Ariel Sharon, tough-guy pose notwithstanding, has reason to be feeling a little panicky too. His decision last week to bomb the West Bank with F-16s signaled desperation the desperation of a heavyweight with a cut above his eye swinging wildly for a knockout punch because he's worried about the outcome if the bout goes the distance. Instead of knocking out his enemies, though, the air strike brought universal condemnation and unprecedented domestic political criticism Israelis could see more clearly than anyone that it weakened Israel's diplomatic position without achieving any gains in security. And, of course, it played precisely into the hands of the men who'd sent the Netanya suicide bomber: one of the objectives of such a terror strike is to provoke a heavy-handed response that drives more Palestinians into the camp of the perpetrators. But Sharon has reason to worry. After three months in office steadily ratcheting up Israel's military responses to the Palestinian uprising, it's becoming palpably obvious that military means can't deliver the security Sharon promised Israelis. And that's a major problem, because while Israel has won all of its conventional wars it has lost its wars of attrition.

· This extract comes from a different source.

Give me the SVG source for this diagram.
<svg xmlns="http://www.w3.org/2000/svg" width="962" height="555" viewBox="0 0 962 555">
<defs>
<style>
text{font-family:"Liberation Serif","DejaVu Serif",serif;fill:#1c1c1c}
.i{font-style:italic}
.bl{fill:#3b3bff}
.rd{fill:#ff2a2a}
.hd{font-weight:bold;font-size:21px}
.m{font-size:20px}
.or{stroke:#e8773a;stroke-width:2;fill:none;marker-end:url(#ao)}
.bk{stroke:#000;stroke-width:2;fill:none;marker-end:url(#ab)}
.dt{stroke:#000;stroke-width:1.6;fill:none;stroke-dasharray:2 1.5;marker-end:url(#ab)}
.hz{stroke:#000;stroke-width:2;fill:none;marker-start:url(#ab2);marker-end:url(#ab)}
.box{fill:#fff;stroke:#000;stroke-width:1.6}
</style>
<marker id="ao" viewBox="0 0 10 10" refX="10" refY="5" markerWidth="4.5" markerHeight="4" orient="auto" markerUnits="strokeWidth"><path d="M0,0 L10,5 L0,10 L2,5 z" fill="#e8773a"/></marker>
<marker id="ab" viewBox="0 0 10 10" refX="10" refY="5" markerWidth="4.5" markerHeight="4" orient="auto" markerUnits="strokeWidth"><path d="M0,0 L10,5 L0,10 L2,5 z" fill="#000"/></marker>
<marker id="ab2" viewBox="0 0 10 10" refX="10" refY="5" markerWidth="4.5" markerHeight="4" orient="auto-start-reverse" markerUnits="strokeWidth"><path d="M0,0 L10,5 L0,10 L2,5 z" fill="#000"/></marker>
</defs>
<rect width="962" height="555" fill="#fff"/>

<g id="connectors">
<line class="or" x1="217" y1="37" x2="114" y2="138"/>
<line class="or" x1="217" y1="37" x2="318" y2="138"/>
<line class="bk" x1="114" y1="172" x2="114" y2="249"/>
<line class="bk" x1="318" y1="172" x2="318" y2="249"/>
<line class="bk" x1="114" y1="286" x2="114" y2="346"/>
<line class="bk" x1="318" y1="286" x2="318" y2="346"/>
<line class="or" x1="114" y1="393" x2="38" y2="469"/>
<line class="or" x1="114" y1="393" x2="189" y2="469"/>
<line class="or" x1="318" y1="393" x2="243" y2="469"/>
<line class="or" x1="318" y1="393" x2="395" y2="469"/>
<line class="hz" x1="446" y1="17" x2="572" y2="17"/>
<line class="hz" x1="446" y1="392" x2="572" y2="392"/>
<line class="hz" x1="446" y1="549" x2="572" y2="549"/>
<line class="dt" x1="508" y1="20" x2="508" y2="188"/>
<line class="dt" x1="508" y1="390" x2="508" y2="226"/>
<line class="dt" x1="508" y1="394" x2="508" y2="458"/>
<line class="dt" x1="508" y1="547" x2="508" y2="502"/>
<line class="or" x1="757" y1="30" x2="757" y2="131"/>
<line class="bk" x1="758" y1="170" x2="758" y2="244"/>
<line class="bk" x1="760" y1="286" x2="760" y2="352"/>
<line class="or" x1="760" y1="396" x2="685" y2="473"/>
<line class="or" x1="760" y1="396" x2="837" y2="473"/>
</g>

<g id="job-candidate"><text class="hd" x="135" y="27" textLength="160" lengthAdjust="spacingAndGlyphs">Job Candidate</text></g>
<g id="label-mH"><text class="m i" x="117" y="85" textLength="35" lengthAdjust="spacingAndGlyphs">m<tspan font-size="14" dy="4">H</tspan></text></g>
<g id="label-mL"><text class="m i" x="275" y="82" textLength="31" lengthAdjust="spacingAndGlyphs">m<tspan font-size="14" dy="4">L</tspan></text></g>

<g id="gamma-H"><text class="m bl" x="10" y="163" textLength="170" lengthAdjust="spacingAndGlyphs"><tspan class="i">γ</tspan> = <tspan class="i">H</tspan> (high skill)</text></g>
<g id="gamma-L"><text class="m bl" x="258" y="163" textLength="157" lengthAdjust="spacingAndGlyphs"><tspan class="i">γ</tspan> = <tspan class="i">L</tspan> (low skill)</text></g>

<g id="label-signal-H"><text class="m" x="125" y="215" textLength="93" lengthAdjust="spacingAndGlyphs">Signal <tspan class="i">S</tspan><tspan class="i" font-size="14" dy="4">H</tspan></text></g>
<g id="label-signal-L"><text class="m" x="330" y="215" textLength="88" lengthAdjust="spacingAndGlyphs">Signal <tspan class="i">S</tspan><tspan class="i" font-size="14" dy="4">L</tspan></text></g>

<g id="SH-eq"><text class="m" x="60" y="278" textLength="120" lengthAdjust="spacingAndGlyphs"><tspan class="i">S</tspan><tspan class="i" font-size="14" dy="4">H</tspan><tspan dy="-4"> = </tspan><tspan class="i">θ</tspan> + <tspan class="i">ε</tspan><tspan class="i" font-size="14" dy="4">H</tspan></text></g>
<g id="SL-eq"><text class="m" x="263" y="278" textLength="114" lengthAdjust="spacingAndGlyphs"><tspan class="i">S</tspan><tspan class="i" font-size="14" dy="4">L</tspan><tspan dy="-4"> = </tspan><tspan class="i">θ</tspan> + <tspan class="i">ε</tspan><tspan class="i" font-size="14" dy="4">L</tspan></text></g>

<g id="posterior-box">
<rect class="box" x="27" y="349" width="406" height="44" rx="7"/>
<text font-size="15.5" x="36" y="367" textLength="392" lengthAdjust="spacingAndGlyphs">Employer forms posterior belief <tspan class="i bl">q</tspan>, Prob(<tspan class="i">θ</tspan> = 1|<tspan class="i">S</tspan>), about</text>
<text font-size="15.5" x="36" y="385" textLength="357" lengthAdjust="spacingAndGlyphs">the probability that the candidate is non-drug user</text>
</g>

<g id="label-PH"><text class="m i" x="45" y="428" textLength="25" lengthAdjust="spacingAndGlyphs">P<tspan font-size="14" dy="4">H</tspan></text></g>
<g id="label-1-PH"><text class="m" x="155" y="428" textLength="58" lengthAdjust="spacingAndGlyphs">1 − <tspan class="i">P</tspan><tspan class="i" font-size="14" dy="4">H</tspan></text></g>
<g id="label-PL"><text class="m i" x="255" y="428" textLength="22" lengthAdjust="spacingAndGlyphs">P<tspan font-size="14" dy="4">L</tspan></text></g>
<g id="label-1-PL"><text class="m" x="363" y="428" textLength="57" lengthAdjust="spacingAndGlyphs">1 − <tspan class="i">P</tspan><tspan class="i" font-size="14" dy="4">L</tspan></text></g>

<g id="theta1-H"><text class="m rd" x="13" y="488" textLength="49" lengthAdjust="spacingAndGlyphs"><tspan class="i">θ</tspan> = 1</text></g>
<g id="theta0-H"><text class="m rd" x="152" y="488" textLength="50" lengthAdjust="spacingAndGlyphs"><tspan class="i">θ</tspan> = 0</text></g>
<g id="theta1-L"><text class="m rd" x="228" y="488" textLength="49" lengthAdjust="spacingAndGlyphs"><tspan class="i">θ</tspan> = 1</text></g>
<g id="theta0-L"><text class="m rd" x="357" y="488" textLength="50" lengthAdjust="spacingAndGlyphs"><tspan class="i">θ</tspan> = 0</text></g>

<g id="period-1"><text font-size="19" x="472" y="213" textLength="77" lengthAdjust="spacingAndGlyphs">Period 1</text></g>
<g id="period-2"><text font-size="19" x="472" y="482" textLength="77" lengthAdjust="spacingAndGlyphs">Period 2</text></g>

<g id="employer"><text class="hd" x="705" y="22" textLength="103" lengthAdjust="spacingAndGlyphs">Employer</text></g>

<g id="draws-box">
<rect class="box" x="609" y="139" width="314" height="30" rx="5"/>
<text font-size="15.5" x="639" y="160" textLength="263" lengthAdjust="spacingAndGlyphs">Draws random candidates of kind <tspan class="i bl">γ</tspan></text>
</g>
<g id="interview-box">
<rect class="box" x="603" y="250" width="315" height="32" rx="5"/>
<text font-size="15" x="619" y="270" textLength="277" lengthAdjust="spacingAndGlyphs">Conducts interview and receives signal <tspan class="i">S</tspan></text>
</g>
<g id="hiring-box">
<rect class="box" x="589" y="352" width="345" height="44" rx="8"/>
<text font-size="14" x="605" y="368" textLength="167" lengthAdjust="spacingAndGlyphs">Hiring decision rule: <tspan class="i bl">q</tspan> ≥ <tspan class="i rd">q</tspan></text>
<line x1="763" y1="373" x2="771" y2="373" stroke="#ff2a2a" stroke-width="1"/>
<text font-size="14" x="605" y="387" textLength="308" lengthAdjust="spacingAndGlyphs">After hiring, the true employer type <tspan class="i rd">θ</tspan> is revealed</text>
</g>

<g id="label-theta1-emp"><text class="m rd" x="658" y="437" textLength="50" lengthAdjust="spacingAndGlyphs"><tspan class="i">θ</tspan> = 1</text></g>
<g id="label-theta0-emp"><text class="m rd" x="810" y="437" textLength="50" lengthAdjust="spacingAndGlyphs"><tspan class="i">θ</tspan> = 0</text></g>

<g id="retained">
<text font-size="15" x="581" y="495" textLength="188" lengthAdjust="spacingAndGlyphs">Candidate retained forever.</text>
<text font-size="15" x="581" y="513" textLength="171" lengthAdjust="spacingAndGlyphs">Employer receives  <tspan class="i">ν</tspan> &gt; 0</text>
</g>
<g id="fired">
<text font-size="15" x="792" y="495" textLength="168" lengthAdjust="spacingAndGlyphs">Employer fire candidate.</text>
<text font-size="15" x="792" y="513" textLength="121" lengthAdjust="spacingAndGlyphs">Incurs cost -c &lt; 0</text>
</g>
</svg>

The Palestinian militants are betting that by following the playbook of Hizballah in Lebanon, they can force the Israelis to withdraw troops and settlements from the West Bank and Gaza through inflicting a slow but steady stream of casualties. While he's not interested in the sort of comprehensive peace deal Barak discussed with Arafat, Sharon needs a cease-fire as much as the Palestinian leader does.
But as much as Sharon and Arafat need a cease-fire, neither may be able to do what it takes to get one. The Palestinian leader will be reluctant to go after the radicals in the absence of significant concessions from the Israelis a point recognized in the Mitchell Report's proposals for a freeze on all Israeli settlement activity in the West Bank and Gaza, and proposals for lifting the siege on Palestinian towns. But Sharon remains implacably resistant to a settlement freeze, both as a long-term advocate of the settlement movement and because he sees it as rewarding Palestinian violence. And the current stalemate on that question may be symbolic of the wider problem Secretary Powell says the violence must stop before political negotiations can resume, and yet it is because political negotiations failed that the violence began. The conflict snapped back into a violent mode last fall because the parties had failed to settle their differences in a decade of dialogue. And despite the political crisis facing leaders on all sides of the conflict, it may take more than the Mitchell Report's reprising familiar cease-fire recipes to break the cycle.